Chez Liberty Specialty Markets, tous nos responsables du recrutement suivent une formation sur le recrutement inclusif, de sorte qu’ils soient au courant des dernières tendances en matière de techniques d’entretien et prennent ainsi des décisions justes et efficaces en matière de recrutement inclusif. Nous invitons également tous nos employés à suivre les formations « Comportement inclusif » et « Témoin courageux ». Cela leur donne l’occasion de réfléchir à la manière dont nous sommes tous responsables de la promotion d’un environnement inclusif et à la manière de gérer la diversité des perspectives et des approches dans un environnement de travail comme le nôtre. La compréhension des effets Pygmalion et Golem renforce la valeur de ces formations.
L’effet Pygmalion, combiné à toutes les hypothèses et à tous les jugements de valeur que nous avons en tête, signifie que lorsque nous sommes en présence d’un individu talentueux qui ne correspond pas à notre stéréotype du talent, nous ne le reconnaissons pas. Pire, nous affichons toute une série de signaux qui indiquent à l’individu que nous ne le croyons pas talentueux. Pire encore, confronté à un barrage de communication non verbale négative de la part des figures d’autorité de son organisation, l’individu commence à douter de ses propres capacités.
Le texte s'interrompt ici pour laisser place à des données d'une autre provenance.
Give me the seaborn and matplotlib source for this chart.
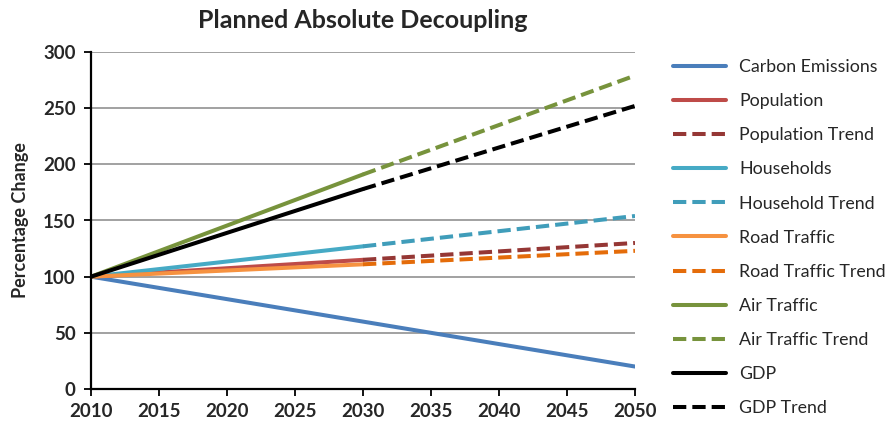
import matplotlib
matplotlib.use("Agg")
import matplotlib.pyplot as plt
import seaborn as sns
import pandas as pd

# ---- data ----
years_full = [2010, 2050]
years_actual = [2010, 2030]
years_trend = [2030, 2050]

carbon_emissions = [100, 20]
population = [100, 115]
population_trend = [115, 130]
households = [100, 127]
household_trend = [127, 154]
road_traffic = [100, 111]
road_traffic_trend = [111, 123]
air_traffic = [100, 191]
air_traffic_trend = [191, 279]
gdp = [100, 178]
gdp_trend = [178, 252]

x_ticks = [2010, 2015, 2020, 2025, 2030, 2035, 2040, 2045, 2050]
y_ticks = [0, 50, 100, 150, 200, 250, 300]

series = [
    ("Carbon Emissions", years_full, carbon_emissions, "#4A7EBB", False),
    ("Population", years_actual, population, "#BE4B48", False),
    ("Population Trend", years_trend, population_trend, "#953735", True),
    ("Households", years_actual, households, "#46AAC5", False),
    ("Household Trend", years_trend, household_trend, "#409DBA", True),
    ("Road Traffic", years_actual, road_traffic, "#F69240", False),
    ("Road Traffic Trend", years_trend, road_traffic_trend, "#E46C0A", True),
    ("Air Traffic", years_actual, air_traffic, "#77933C", False),
    ("Air Traffic Trend", years_trend, air_traffic_trend, "#77933C", True),
    ("GDP", years_actual, gdp, "#000000", False),
    ("GDP Trend", years_trend, gdp_trend, "#000000", True),
]

sns.set_theme(style="white")
plt.rcParams["font.family"] = ["Lato", "DejaVu Sans"]

fig = plt.figure(figsize=(8.88, 4.23), dpi=100)
ax = fig.add_axes([91 / 888, 1 - 389 / 423, (635 - 91) / 888, (389 - 52) / 423])

for name, xs, ys, color, dashed in series:
    df = pd.DataFrame({"Year": xs, "Value": ys})
    sns.lineplot(data=df, x="Year", y="Value", ax=ax, color=color, linewidth=2.9,
                 label=name, legend=False)
    line = ax.lines[-1]
    if dashed:
        line.set_dashes((3.3, 1.5))
        line.set_dash_capstyle("butt")
    else:
        line.set_solid_capstyle("round")

ax.set_xlim(2010, 2050)
ax.set_ylim(0, 300)
ax.set_xticks(x_ticks)
ax.set_yticks(y_ticks)
ax.set_xticklabels([str(v) for v in x_ticks], fontsize=13.5, fontweight="bold")
ax.set_yticklabels([str(v) for v in y_ticks], fontsize=13.5, fontweight="bold")
ax.set_xlabel("")
ax.set_ylabel("Percentage Change", fontsize=13, fontweight="bold", labelpad=10)
ax.set_title("Planned Absolute Decoupling", fontsize=18, fontweight="bold", pad=17)

for v in y_ticks[1:]:
    ax.axhline(v, color="#9a9a9a", linewidth=1.3, zorder=0)

for side in ["top", "right"]:
    ax.spines[side].set_visible(False)
for side in ["left", "bottom"]:
    ax.spines[side].set_color("black")
    ax.spines[side].set_linewidth(1.6)
ax.tick_params(axis="both", direction="out", length=5, width=1.3, color="black",
               bottom=True, left=True)
ax.tick_params(axis="x", pad=5)
ax.tick_params(axis="y", pad=6)

handles = ax.lines[:len(series)]
labels = [s[0] for s in series]
fig.legend(handles, labels, loc="upper left", bbox_to_anchor=(673 / 888, 1 - 59 / 423),
           frameon=False, fontsize=12.8, handlelength=3.0, handletextpad=0.72,
           labelspacing=1.02, borderpad=0, borderaxespad=0)

fig.savefig("out.png", dpi=100)
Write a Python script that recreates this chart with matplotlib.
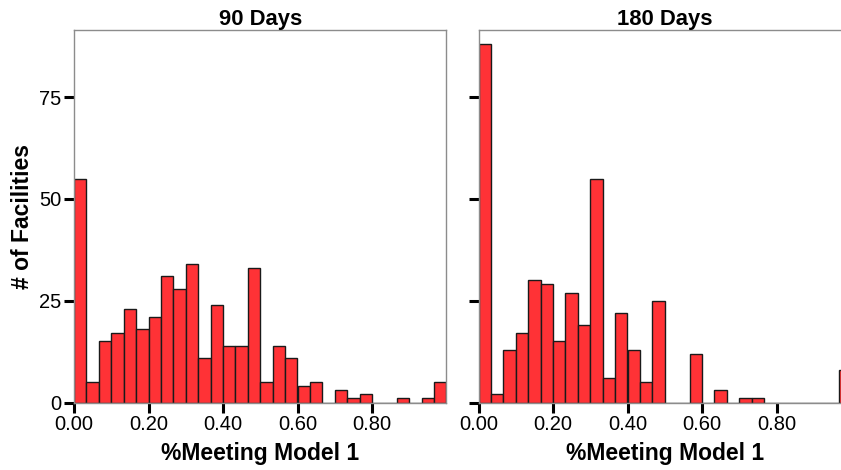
import numpy as np
import matplotlib
matplotlib.use('Agg')
import matplotlib.pyplot as plt

plt.rcParams['font.family'] = ['Liberation Sans', 'DejaVu Sans']

# 30 equal bins over [0, 1]
nBins = 30
edges = np.linspace(0., 1., nBins + 1)

counts90 = [55, 5, 15, 17, 23, 18, 21, 31, 28, 34,
            11, 24, 14, 14, 33, 5, 14, 11, 4, 5,
            0, 3, 1, 2, 0, 0, 1, 0, 1, 5]
counts180 = [88, 2, 13, 17, 30, 29, 15, 27, 19, 55,
             6, 22, 13, 5, 25, 0, 0, 12, 0, 3,
             0, 1, 1, 0, 0, 0, 0, 0, 0, 8]
titles = ['90 Days', '180 Days']
xTicks = [0.0, 0.2, 0.4, 0.6, 0.8]
yTicks = [0, 25, 50, 75]

W, H = 841, 470
fig = plt.figure(figsize=(W/100, H/100), dpi=100)

axW = 372.5/W
axH = 372.5/H
axB = (H - 402.5)/H
ax1 = fig.add_axes([74/W, axB, axW, axH])
ax2 = fig.add_axes([478.5/W, axB, axW, axH])

for ax, cnt, ttl in zip([ax1, ax2], [counts90, counts180], titles):
    ax.bar(edges[:-1], cnt, width=np.diff(edges), align='edge',
           color='#ff3236', edgecolor='#1a1a1a', linewidth=1.0)
    ax.set_xlim(0, 1)
    ax.set_ylim(0, 91.5)
    ax.set_xticks(xTicks)
    ax.set_xticklabels(['%.2f' % t for t in xTicks])
    ax.set_yticks(yTicks)
    for s in ax.spines.values():
        s.set_color('#8c8c8c')
        s.set_linewidth(1.0)
    ax.tick_params(direction='out', length=7.5, width=2.2, color='black',
                   labelsize=14.5, pad=1.5)
    ax.set_title(ttl, fontsize=15.8, fontweight='bold', pad=2)
    ax.set_xlabel('%Meeting Model 1', fontsize=16.5, fontweight='bold', labelpad=6)

ax1.set_ylabel('# of Facilities', fontsize=16.5, fontweight='bold', labelpad=4)
ax2.tick_params(axis='y', labelleft=False)

fig.savefig('out.png', dpi=100)
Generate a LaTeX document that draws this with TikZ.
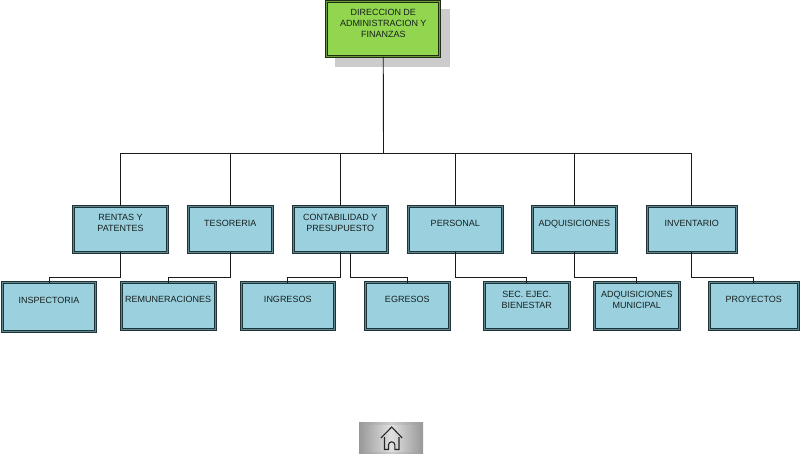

Une affaire de perspective
Le talent se présente sous des formes diverses. Le défi pour les organisations consiste à le reconnaître et à le cultiver. Hans le malin était exceptionnellement talentueux, mais pas de la manière dont le public a été amené à le croire. Sa capacité à lire le langage corporel humain et à y réagir était extraordinaire, mais une fois que ses fameuses capacités de calcul ont été démenties il a disparu de l’histoire. La diversité des talents est une chose dont aucune organisation moderne ne peut se permettre de se passer. S’il y a une chose que nous pouvons apprendre de Hans le malin, c’est que le talent se présente sous des formes très diverses. Le défi pour les employeurs est de voir au-delà de leurs hypothèses et de leurs normes culturelles pour reconnaître ce qui se trouve réellement au cœur de chaque individu. Ce n’est pas une tâche facile, loin s’en faut, mais elle vaut certainement la peine d’être accomplie.